Source code of charts:
-=-=-
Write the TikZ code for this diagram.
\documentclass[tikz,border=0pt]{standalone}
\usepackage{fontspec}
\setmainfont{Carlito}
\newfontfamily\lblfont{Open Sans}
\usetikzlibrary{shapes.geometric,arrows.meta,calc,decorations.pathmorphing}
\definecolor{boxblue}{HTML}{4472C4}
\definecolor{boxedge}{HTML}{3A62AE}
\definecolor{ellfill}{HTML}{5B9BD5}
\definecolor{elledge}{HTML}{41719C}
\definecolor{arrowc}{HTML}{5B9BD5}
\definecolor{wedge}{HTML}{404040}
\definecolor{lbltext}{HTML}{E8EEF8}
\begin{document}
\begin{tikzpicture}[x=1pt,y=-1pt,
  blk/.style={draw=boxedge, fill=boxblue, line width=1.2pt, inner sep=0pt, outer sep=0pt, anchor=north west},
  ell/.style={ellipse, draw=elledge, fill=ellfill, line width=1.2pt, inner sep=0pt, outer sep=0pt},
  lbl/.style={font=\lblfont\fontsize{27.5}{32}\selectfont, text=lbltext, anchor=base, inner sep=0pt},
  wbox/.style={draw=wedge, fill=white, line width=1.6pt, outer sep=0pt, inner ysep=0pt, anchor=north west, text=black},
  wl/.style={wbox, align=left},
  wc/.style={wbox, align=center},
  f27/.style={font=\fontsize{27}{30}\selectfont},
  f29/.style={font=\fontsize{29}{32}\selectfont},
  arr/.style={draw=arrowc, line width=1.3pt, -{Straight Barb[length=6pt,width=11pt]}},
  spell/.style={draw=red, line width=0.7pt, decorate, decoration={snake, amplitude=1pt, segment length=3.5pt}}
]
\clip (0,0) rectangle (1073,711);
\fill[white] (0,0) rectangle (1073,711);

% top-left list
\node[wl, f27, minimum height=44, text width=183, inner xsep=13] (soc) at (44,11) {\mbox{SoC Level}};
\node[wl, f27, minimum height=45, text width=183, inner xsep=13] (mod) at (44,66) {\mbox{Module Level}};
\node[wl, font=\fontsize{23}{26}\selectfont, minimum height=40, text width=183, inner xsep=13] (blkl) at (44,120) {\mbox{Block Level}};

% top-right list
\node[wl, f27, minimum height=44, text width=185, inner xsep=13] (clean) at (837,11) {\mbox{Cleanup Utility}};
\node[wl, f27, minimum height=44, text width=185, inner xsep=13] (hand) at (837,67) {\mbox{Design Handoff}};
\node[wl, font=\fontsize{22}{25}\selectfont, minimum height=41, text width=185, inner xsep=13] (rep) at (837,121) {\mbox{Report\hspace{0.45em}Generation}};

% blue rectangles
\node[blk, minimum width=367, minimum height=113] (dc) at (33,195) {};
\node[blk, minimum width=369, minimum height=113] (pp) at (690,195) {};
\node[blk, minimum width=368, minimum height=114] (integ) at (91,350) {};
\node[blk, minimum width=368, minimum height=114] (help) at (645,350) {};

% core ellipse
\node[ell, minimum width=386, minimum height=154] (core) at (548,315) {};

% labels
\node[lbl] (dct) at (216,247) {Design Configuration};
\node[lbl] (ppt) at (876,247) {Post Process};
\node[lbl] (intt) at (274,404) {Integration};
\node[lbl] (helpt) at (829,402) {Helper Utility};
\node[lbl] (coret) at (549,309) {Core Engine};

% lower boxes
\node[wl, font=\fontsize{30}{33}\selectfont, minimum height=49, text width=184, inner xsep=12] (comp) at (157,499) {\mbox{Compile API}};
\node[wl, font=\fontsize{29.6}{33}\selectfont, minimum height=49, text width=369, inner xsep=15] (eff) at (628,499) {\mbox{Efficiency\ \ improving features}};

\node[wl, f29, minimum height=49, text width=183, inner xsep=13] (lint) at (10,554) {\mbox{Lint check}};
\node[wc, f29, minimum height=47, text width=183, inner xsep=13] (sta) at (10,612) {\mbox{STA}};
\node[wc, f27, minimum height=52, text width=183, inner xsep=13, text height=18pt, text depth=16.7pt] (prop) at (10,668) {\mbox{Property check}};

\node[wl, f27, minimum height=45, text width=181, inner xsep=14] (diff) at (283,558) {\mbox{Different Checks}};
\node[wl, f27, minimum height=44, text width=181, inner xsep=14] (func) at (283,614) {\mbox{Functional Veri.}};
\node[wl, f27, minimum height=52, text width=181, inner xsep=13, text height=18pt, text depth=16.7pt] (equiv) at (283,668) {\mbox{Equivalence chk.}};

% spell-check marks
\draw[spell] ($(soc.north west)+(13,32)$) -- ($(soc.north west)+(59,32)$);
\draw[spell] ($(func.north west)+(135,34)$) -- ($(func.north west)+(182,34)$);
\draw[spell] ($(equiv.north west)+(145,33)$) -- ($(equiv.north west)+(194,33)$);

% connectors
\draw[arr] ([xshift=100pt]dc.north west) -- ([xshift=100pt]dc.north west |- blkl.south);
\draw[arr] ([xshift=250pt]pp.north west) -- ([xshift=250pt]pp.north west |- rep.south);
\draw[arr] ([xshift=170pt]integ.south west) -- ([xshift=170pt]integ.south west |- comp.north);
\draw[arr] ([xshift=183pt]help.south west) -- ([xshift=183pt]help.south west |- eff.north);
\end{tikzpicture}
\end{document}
-=-=-
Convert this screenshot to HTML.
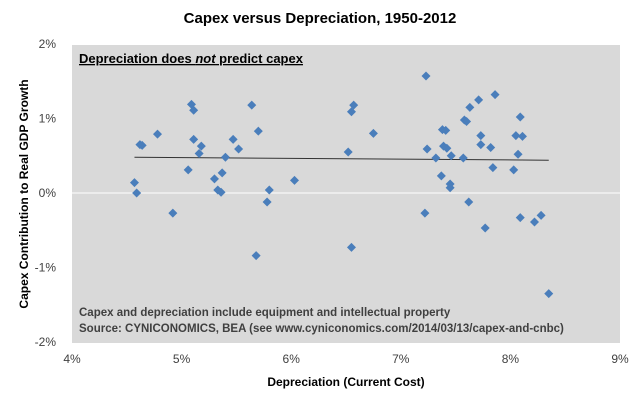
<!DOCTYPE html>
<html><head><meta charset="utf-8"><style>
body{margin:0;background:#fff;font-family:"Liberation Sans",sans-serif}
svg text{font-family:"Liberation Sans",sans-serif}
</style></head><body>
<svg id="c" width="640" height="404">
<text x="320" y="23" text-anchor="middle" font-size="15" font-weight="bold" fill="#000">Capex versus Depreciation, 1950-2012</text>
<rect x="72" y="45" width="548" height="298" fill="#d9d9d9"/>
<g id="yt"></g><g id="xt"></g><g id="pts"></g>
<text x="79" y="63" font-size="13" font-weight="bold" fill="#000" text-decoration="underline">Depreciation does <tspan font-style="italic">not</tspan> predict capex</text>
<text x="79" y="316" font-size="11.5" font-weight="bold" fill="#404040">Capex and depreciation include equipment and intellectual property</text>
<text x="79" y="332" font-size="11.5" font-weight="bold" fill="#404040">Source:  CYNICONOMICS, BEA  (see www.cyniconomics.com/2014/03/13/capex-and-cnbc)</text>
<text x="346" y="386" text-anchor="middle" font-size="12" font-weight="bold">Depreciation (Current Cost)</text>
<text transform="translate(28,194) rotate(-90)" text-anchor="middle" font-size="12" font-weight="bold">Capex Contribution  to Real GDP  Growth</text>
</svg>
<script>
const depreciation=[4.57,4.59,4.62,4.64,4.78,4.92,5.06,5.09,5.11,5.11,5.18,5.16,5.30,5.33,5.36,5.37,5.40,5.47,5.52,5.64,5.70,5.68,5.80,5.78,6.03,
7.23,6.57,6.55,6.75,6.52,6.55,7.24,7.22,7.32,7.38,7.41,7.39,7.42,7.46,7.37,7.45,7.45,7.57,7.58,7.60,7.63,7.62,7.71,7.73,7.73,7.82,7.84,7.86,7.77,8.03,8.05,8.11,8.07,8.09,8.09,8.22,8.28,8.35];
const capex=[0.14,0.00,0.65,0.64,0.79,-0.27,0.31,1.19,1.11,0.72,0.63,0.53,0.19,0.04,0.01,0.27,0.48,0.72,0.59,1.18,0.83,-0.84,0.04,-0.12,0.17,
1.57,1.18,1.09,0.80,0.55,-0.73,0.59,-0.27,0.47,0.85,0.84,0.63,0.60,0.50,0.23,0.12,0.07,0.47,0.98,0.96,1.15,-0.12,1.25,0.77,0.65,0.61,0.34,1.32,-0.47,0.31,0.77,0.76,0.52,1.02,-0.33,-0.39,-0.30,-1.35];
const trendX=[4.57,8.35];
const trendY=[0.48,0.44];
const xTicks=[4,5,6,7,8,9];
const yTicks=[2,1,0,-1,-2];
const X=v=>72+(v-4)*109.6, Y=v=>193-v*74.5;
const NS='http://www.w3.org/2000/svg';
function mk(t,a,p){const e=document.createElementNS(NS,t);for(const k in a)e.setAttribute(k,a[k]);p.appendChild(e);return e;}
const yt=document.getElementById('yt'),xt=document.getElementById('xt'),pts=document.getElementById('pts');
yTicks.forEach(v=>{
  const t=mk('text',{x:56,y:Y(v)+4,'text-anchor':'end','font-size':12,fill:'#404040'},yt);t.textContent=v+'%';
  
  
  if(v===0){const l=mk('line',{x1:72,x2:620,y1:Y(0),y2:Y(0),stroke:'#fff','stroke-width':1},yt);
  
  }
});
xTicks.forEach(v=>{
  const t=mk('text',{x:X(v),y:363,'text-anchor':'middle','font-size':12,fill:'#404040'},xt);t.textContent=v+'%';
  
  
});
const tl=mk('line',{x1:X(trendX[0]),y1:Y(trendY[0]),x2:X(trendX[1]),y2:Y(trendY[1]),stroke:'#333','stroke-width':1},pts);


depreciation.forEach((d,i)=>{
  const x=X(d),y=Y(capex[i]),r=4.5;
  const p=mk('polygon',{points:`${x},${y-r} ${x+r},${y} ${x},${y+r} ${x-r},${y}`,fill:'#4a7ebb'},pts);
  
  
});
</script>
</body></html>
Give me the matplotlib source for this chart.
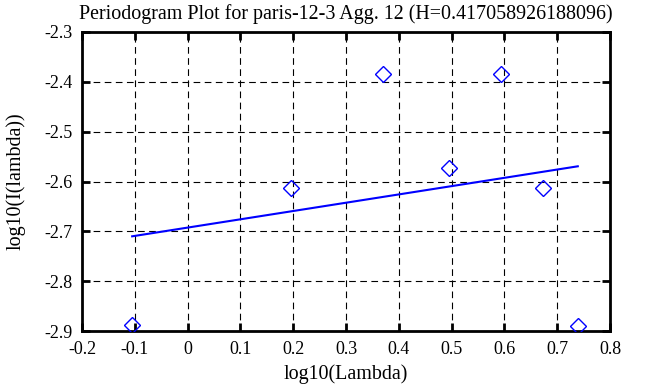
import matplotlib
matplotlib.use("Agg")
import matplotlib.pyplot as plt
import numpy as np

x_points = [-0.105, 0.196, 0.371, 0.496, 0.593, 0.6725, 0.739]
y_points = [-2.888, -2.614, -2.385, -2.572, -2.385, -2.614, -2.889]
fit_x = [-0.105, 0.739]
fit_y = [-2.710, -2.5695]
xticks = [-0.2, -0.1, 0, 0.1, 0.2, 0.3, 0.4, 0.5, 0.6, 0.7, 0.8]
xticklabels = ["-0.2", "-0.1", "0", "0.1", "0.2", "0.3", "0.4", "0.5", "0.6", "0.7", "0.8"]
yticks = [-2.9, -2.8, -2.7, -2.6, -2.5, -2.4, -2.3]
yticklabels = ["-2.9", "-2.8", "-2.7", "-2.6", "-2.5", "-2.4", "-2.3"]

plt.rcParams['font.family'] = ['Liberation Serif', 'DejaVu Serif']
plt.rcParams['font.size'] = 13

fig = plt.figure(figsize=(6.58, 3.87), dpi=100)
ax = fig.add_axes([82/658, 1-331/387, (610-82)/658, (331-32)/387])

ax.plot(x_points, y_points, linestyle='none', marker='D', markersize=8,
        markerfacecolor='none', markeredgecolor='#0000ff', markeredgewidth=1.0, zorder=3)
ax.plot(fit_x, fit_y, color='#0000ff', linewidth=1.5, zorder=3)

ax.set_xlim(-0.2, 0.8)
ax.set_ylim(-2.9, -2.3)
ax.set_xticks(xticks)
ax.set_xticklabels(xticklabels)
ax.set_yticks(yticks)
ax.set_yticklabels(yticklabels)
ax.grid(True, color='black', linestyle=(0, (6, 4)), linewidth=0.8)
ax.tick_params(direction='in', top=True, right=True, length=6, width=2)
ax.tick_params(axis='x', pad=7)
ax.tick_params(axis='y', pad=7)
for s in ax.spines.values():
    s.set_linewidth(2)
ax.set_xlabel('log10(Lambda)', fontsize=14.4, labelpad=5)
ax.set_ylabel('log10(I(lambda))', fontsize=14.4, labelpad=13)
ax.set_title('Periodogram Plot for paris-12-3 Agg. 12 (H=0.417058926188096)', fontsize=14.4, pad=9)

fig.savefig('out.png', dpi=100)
-=-=-
# Given task:
Nothing but the lines from the one with "Give me the matplotlib source for this chart." through the one with "ax.plot(fit_x, fit_y, color='#0000ff', linewidth=1.5, zorder=3)" is to be copied, exactly and ends included. Leave pictures out.

# Full answer:
Give me the matplotlib source for this chart.
import matplotlib
matplotlib.use("Agg")
import matplotlib.pyplot as plt
import numpy as np

x_points = [-0.105, 0.196, 0.371, 0.496, 0.593, 0.6725, 0.739]
y_points = [-2.888, -2.614, -2.385, -2.572, -2.385, -2.614, -2.889]
fit_x = [-0.105, 0.739]
fit_y = [-2.710, -2.5695]
xticks = [-0.2, -0.1, 0, 0.1, 0.2, 0.3, 0.4, 0.5, 0.6, 0.7, 0.8]
xticklabels = ["-0.2", "-0.1", "0", "0.1", "0.2", "0.3", "0.4", "0.5", "0.6", "0.7", "0.8"]
yticks = [-2.9, -2.8, -2.7, -2.6, -2.5, -2.4, -2.3]
yticklabels = ["-2.9", "-2.8", "-2.7", "-2.6", "-2.5", "-2.4", "-2.3"]

plt.rcParams['font.family'] = ['Liberation Serif', 'DejaVu Serif']
plt.rcParams['font.size'] = 13

fig = plt.figure(figsize=(6.58, 3.87), dpi=100)
ax = fig.add_axes([82/658, 1-331/387, (610-82)/658, (331-32)/387])

ax.plot(x_points, y_points, linestyle='none', marker='D', markersize=8,
        markerfacecolor='none', markeredgecolor='#0000ff', markeredgewidth=1.0, zorder=3)
ax.plot(fit_x, fit_y, color='#0000ff', linewidth=1.5, zorder=3)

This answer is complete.